I doubt that police boarding the aircraft to escort a passenger off is an everyday occurence either,
I do sympathise with the passenger if his nanny was downgraded and it scuppered his plans, but there is a time to decide not to argue any longer, . This gentleman seems to have got that badly wrong.
As you said in your post "this had gone on for some considerable time and we were .... extremely cross"
Did he really believe that by dragging it out for a considerable period that the situation would somehow change. He asked, he was told no. Asked again, told no again, why keep on asking for a considerable period? If he was unhappy at the downgrade he should have refused to board
I am sorry but while I sympathse with him that his plans were scuppered, everything I read about this suggests he just did not know when to let go.
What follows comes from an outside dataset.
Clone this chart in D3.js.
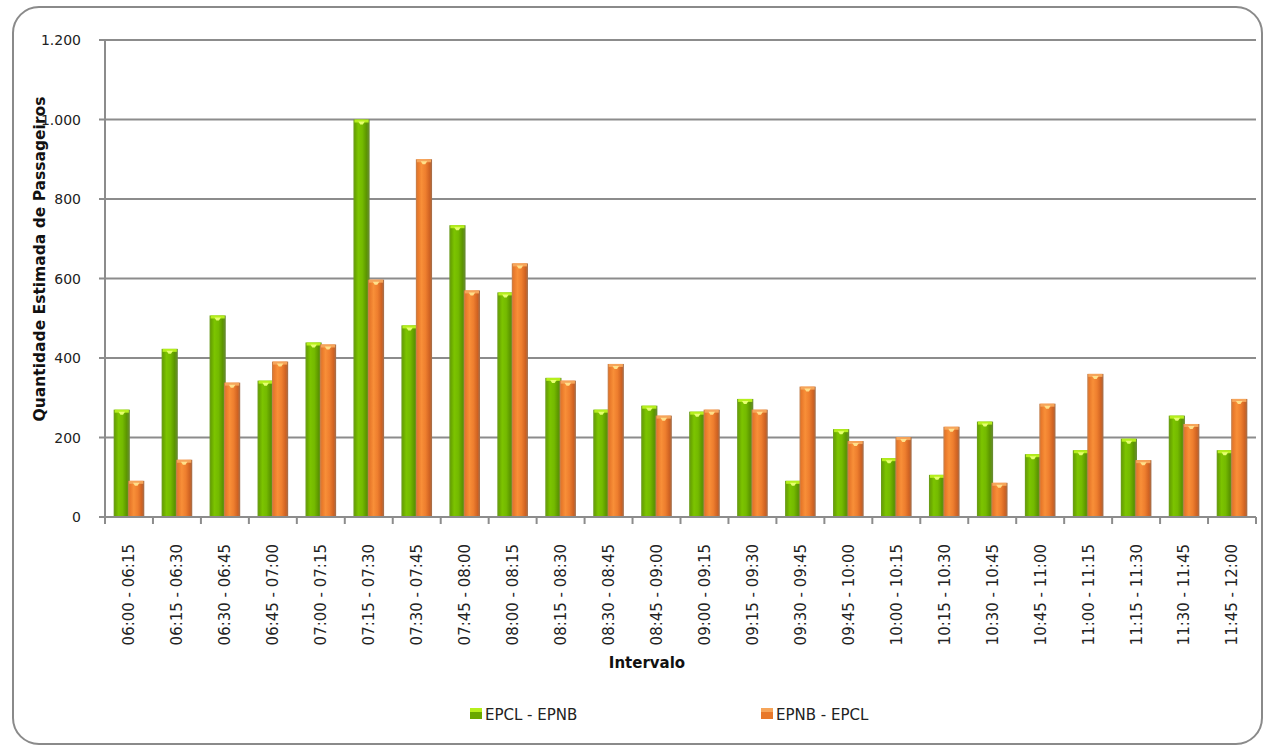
<!DOCTYPE html>
<html>
<head>
<meta charset="utf-8">
<script src="https://cdn.jsdelivr.net/npm/d3@7"></script>
<style>
  html, body { margin: 0; padding: 0; background: #fff; }
  svg { display: block; font-family: "DejaVu Sans", sans-serif; }
</style>
</head>
<body>
<svg id="chart" width="1266" height="747"></svg>
<script>
const categories = ["06:00 - 06:15","06:15 - 06:30","06:30 - 06:45","06:45 - 07:00","07:00 - 07:15","07:15 - 07:30","07:30 - 07:45","07:45 - 08:00","08:00 - 08:15","08:15 - 08:30","08:30 - 08:45","08:45 - 09:00","09:00 - 09:15","09:15 - 09:30","09:30 - 09:45","09:45 - 10:00","10:00 - 10:15","10:15 - 10:30","10:30 - 10:45","10:45 - 11:00","11:00 - 11:15","11:15 - 11:30","11:30 - 11:45","11:45 - 12:00"];
const seriesNames = ["EPCL - EPNB", "EPNB - EPCL"];
const epclEpnb = [270, 423, 507, 343, 439, 1000, 482, 734, 565, 350, 270, 280, 265, 297, 91, 221, 148, 106, 240, 158, 168, 197, 255, 168];
const epnbEpcl = [91, 144, 338, 391, 434, 597, 900, 570, 638, 343, 385, 255, 270, 270, 328, 191, 201, 227, 86, 285, 360, 143, 234, 297];
const yTicks = [0, 200, 400, 600, 800, 1000, 1200];
const yTickLabels = ["0", "200", "400", "600", "800", "1.000", "1.200"];

const svg = d3.select("#chart");
const plot = {left: 105, right: 1256, top: 40, bottom: 517};

// outer rounded border
svg.append("rect").attr("x", 13).attr("y", 7).attr("width", 1249).attr("height", 737)
  .attr("rx", 26).attr("ry", 26).attr("fill", "#fff").attr("stroke", "#8a8a8a").attr("stroke-width", 2);

// gradients
const defs = svg.append("defs");
function grad(id, stops) {
  const g = defs.append("linearGradient").attr("id", id).attr("x1", "0%").attr("x2", "100%").attr("y1", "0%").attr("y2", "0%");
  stops.forEach(s => g.append("stop").attr("offset", s[0]).attr("stop-color", s[1]));
}
grad("gGreen", [["0%", "#6a9a1e"], ["12%", "#6aa800"], ["30%", "#7cc400"], ["55%", "#74ba00"], ["80%", "#5c9600"], ["100%", "#6a8a3a"]]);
grad("gOrange", [["0%", "#c08050"], ["12%", "#e8782a"], ["35%", "#f88f38"], ["60%", "#ee7e2e"], ["85%", "#cf6222"], ["100%", "#a07050"]]);

const x = d3.scaleBand().domain(categories).range([plot.left, plot.right]).paddingInner(0).paddingOuter(0);
const y = d3.scaleLinear().domain([0, 1200]).range([plot.bottom, plot.top]);
const inner = d3.scaleBand().domain(seriesNames).range([0, x.bandwidth()]).paddingInner(-0.12).paddingOuter(0.6);

// gridlines + y tick marks
svg.append("g").selectAll("line").data(yTicks).join("line")
  .attr("x1", plot.left - 6).attr("x2", plot.right)
  .attr("y1", d => y(d)).attr("y2", d => y(d))
  .attr("stroke", "#8c8c8c").attr("stroke-width", 2);

// y axis line
svg.append("line").attr("x1", plot.left).attr("x2", plot.left).attr("y1", plot.top).attr("y2", plot.bottom + 7)
  .attr("stroke", "#8c8c8c").attr("stroke-width", 2);

// y labels
svg.append("g").selectAll("text").data(yTicks).join("text")
  .attr("x", 81).attr("y", d => y(d)).attr("dy", "0.36em")
  .attr("text-anchor", "end").attr("font-size", 14).attr("fill", "#222")
  .text((d, i) => yTickLabels[i]);

// bars
const series = [
  {name: seriesNames[0], values: epclEpnb, fill: "url(#gGreen)", cap: "#b6ef1c", capLight: "#e6ff70"},
  {name: seriesNames[1], values: epnbEpcl, fill: "url(#gOrange)", cap: "#f6a55a", capLight: "#ffe08a"}
];
const bw = inner.bandwidth();
series.forEach(s => {
  const g = svg.append("g");
  s.values.forEach((v, i) => {
    const bx = x(categories[i]) + inner(s.name);
    const top = y(v);
    g.append("rect").attr("x", bx).attr("y", top).attr("width", bw).attr("height", y(0) - top).attr("fill", s.fill);
    g.append("rect").attr("x", bx + 1).attr("y", top).attr("width", bw - 2).attr("height", 3).attr("fill", s.cap);
    g.append("path").attr("d", `M${bx + bw*0.3},${top + 2} L${bx + bw*0.7},${top + 2} L${bx + bw*0.58},${top + 5} L${bx + bw*0.42},${top + 5} Z`).attr("fill", s.capLight);
  });
});

// x axis baseline and category ticks
svg.append("line").attr("x1", plot.left - 6).attr("x2", plot.right).attr("y1", plot.bottom).attr("y2", plot.bottom)
  .attr("stroke", "#8c8c8c").attr("stroke-width", 2);
const bounds = categories.map(c => x(c)).concat([plot.right]);
svg.append("g").selectAll("line").data(bounds).join("line")
  .attr("x1", d => d).attr("x2", d => d).attr("y1", plot.bottom).attr("y2", plot.bottom + 7)
  .attr("stroke", "#8c8c8c").attr("stroke-width", 2);

// x labels (rotated)
svg.append("g").selectAll("text").data(categories).join("text")
  .attr("transform", d => `translate(${x(d) + x.bandwidth()/2},${plot.bottom + 27}) rotate(-90)`)
  .attr("text-anchor", "end").attr("dy", "0.36em").attr("font-size", 15).attr("fill", "#222")
  .text(d => d);

// axis titles
svg.append("text").attr("x", 647).attr("y", 668).attr("text-anchor", "middle")
  .attr("font-size", 15).attr("font-weight", "bold").attr("fill", "#111").text("Intervalo");
svg.append("text").attr("transform", "translate(45,259) rotate(-90)").attr("text-anchor", "middle")
  .attr("font-size", 15.5).attr("font-weight", "bold").attr("fill", "#111").text("Quantidade Estimada de Passageiros");

// legend
const legend = [
  {name: seriesNames[0], x: 470, c1: "#6aa800", c2: "#b6ef1c"},
  {name: seriesNames[1], x: 761, c1: "#e8782a", c2: "#f6a55a"}
];
legend.forEach(l => {
  svg.append("rect").attr("x", l.x).attr("y", 708).attr("width", 12).attr("height", 11).attr("fill", l.c1);
  svg.append("rect").attr("x", l.x).attr("y", 708).attr("width", 12).attr("height", 4).attr("fill", l.c2);
  svg.append("text").attr("x", l.x + 15).attr("y", 720).attr("font-size", 15).attr("fill", "#222").text(l.name);
});
</script>
</body>
</html>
How often have you known the plane to return to stand to have the police escort someone off the plane before departure? In 35 years of flying I have seen it happen once. I suspect most people here have never seen it happen
Indeed, I have never experienced a plane return to stand for this reason, and I have experienced pretty much everything else the aviation world can throw at you, so I make you right. I did however once have a gate delay (LH FRA to LHR) whilst waiting for Police to take a passenger off. The Captain informed the cabin that a passenger was not following instructions and he would not be flying, and that they were waiting for the police to offload him. As it happens, after around 10 minutes, and no Police (I can only assume/hope it was not an emergency call

) the passenger offloaded himself and we were on our way.